#### Given data ####

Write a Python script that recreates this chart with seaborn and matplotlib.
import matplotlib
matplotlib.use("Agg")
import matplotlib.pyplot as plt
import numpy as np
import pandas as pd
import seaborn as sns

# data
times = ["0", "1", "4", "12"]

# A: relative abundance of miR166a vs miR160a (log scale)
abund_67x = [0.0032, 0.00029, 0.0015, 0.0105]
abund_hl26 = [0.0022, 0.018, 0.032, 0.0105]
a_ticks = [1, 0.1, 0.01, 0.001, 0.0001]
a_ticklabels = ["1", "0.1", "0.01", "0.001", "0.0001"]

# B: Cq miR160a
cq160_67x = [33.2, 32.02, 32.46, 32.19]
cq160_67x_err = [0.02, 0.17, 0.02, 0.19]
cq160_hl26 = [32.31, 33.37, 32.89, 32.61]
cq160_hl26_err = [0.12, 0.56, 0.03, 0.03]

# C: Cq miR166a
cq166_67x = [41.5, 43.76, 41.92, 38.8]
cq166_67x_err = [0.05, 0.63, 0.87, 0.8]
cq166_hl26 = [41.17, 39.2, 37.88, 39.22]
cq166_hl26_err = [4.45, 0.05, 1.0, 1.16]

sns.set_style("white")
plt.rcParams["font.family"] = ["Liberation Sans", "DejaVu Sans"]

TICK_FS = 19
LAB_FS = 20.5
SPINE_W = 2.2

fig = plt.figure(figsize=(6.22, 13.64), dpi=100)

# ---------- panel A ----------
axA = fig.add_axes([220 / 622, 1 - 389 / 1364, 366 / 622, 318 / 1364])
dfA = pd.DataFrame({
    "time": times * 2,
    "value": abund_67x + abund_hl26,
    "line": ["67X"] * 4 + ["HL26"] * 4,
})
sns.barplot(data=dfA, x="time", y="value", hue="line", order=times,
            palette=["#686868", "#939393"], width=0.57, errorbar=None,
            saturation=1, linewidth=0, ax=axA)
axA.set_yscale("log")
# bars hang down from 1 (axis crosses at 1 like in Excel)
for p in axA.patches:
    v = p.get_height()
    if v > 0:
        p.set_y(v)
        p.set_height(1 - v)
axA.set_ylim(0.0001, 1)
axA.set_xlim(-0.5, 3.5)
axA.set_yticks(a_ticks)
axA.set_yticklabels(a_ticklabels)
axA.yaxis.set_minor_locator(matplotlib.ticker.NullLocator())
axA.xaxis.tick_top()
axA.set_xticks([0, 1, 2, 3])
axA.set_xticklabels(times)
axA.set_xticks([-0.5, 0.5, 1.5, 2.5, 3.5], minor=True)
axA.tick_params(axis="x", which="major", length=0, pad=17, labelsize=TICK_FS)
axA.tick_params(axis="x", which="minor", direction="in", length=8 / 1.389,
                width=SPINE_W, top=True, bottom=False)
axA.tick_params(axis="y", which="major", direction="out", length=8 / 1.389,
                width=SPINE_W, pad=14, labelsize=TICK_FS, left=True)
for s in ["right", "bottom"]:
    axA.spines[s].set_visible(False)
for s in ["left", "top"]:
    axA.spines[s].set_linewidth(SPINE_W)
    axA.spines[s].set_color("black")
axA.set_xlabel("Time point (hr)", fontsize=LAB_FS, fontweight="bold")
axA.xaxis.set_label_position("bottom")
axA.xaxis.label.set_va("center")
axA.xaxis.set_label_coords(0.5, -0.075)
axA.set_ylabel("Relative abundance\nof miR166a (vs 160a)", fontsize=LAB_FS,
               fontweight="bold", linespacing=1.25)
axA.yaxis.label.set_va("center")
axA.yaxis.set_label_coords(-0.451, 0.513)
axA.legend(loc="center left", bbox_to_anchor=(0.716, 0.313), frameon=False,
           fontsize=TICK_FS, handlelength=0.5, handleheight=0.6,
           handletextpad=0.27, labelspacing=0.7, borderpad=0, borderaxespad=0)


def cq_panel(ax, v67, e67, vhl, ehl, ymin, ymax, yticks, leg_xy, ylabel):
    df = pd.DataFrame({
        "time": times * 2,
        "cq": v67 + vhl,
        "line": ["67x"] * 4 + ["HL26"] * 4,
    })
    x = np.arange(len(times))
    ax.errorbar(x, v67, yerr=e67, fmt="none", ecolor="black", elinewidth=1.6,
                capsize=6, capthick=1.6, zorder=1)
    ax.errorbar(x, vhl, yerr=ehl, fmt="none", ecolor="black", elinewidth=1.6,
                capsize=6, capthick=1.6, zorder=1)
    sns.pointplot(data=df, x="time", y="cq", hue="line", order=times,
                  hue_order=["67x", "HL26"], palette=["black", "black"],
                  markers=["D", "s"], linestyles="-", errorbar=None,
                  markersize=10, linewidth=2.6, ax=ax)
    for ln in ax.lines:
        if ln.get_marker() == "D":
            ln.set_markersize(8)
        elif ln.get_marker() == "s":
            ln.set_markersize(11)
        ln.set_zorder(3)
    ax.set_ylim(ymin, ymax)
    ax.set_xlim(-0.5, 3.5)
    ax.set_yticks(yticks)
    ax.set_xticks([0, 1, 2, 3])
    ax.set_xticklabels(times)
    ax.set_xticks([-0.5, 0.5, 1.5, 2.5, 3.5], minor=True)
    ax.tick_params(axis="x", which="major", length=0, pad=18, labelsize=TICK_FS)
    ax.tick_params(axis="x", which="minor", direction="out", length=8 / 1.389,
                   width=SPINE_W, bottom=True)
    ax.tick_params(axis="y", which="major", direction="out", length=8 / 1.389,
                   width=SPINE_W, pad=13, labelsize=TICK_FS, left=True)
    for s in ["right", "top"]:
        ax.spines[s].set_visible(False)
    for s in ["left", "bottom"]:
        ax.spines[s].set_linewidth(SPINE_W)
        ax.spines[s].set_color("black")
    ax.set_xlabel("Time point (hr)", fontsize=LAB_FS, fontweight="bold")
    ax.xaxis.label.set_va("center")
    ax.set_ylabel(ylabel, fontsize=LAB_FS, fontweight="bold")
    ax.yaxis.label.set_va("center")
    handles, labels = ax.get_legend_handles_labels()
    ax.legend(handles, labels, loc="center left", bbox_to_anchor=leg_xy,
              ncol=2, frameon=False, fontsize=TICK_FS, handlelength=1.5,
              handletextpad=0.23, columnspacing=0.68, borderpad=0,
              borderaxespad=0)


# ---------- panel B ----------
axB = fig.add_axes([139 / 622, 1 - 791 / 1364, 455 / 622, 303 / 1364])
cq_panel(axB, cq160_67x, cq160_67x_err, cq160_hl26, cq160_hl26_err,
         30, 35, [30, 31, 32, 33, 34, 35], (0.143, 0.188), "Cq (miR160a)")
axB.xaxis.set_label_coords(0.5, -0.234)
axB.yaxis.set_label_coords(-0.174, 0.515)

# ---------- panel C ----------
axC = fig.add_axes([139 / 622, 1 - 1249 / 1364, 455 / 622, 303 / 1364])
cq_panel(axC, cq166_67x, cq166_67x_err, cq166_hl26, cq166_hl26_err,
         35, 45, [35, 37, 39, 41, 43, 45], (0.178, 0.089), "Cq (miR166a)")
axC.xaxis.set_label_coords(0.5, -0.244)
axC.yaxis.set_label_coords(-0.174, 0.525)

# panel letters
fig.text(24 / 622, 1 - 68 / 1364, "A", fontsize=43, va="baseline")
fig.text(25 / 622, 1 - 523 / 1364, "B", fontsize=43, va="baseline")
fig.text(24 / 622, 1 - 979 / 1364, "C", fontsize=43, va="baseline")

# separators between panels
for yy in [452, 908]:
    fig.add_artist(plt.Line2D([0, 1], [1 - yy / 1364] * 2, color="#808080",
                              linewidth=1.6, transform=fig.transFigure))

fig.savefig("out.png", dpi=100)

####
#### Given data ####

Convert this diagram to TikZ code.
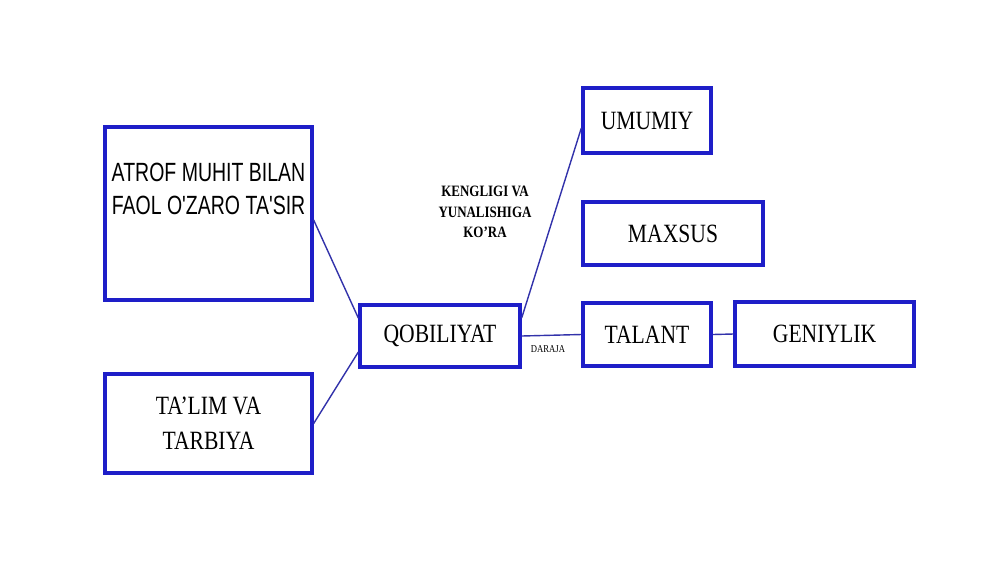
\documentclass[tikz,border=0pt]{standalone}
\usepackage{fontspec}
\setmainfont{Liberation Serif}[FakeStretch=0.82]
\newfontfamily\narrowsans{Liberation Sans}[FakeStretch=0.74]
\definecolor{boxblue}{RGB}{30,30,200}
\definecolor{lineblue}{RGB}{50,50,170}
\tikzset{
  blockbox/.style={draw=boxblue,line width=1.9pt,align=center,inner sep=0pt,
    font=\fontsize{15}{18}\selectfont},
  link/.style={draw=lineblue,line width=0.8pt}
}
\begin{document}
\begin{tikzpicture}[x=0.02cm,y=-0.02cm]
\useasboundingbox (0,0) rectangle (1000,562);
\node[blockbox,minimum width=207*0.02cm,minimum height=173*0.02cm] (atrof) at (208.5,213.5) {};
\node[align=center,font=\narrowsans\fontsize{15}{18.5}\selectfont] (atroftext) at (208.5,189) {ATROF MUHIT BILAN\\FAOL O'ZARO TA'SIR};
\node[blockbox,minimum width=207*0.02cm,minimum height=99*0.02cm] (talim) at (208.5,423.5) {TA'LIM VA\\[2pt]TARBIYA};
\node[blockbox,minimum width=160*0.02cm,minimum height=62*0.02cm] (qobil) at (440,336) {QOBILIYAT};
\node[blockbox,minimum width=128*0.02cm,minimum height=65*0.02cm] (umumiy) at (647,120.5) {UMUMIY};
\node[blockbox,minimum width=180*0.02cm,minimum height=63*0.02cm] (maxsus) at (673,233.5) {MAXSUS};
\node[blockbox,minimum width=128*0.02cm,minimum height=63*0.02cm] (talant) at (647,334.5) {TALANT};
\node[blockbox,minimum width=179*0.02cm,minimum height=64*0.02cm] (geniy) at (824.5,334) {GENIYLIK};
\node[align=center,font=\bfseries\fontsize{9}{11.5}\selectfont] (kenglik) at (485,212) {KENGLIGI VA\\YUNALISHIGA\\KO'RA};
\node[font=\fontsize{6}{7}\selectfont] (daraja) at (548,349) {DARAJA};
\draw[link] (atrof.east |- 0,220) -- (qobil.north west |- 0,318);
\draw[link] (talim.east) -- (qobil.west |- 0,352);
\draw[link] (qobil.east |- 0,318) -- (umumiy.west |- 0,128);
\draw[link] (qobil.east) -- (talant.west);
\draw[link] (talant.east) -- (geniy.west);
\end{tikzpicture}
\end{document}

####
#### Given data ####

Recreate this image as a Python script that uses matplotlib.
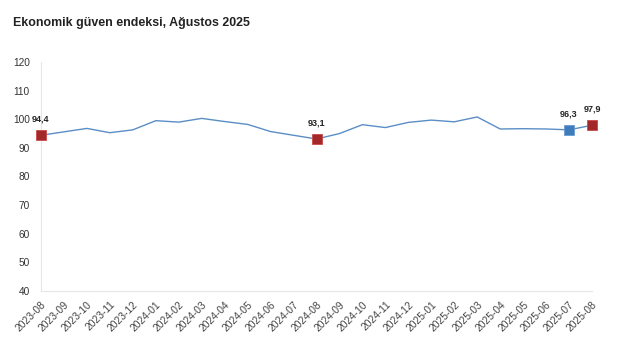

####

The lines to return run from the one containing "Write a Python" down to the one containing "fig = plt.figure(figsize=(6.22, 13.64), dpi=100)"; give them exactly, both included, and no others.

• _Written answer_
Write a Python script that recreates this chart with seaborn and matplotlib.
import matplotlib
matplotlib.use("Agg")
import matplotlib.pyplot as plt
import numpy as np
import pandas as pd
import seaborn as sns

# data
times = ["0", "1", "4", "12"]

# A: relative abundance of miR166a vs miR160a (log scale)
abund_67x = [0.0032, 0.00029, 0.0015, 0.0105]
abund_hl26 = [0.0022, 0.018, 0.032, 0.0105]
a_ticks = [1, 0.1, 0.01, 0.001, 0.0001]
a_ticklabels = ["1", "0.1", "0.01", "0.001", "0.0001"]

# B: Cq miR160a
cq160_67x = [33.2, 32.02, 32.46, 32.19]
cq160_67x_err = [0.02, 0.17, 0.02, 0.19]
cq160_hl26 = [32.31, 33.37, 32.89, 32.61]
cq160_hl26_err = [0.12, 0.56, 0.03, 0.03]

# C: Cq miR166a
cq166_67x = [41.5, 43.76, 41.92, 38.8]
cq166_67x_err = [0.05, 0.63, 0.87, 0.8]
cq166_hl26 = [41.17, 39.2, 37.88, 39.22]
cq166_hl26_err = [4.45, 0.05, 1.0, 1.16]

sns.set_style("white")
plt.rcParams["font.family"] = ["Liberation Sans", "DejaVu Sans"]

TICK_FS = 19
LAB_FS = 20.5
SPINE_W = 2.2

fig = plt.figure(figsize=(6.22, 13.64), dpi=100)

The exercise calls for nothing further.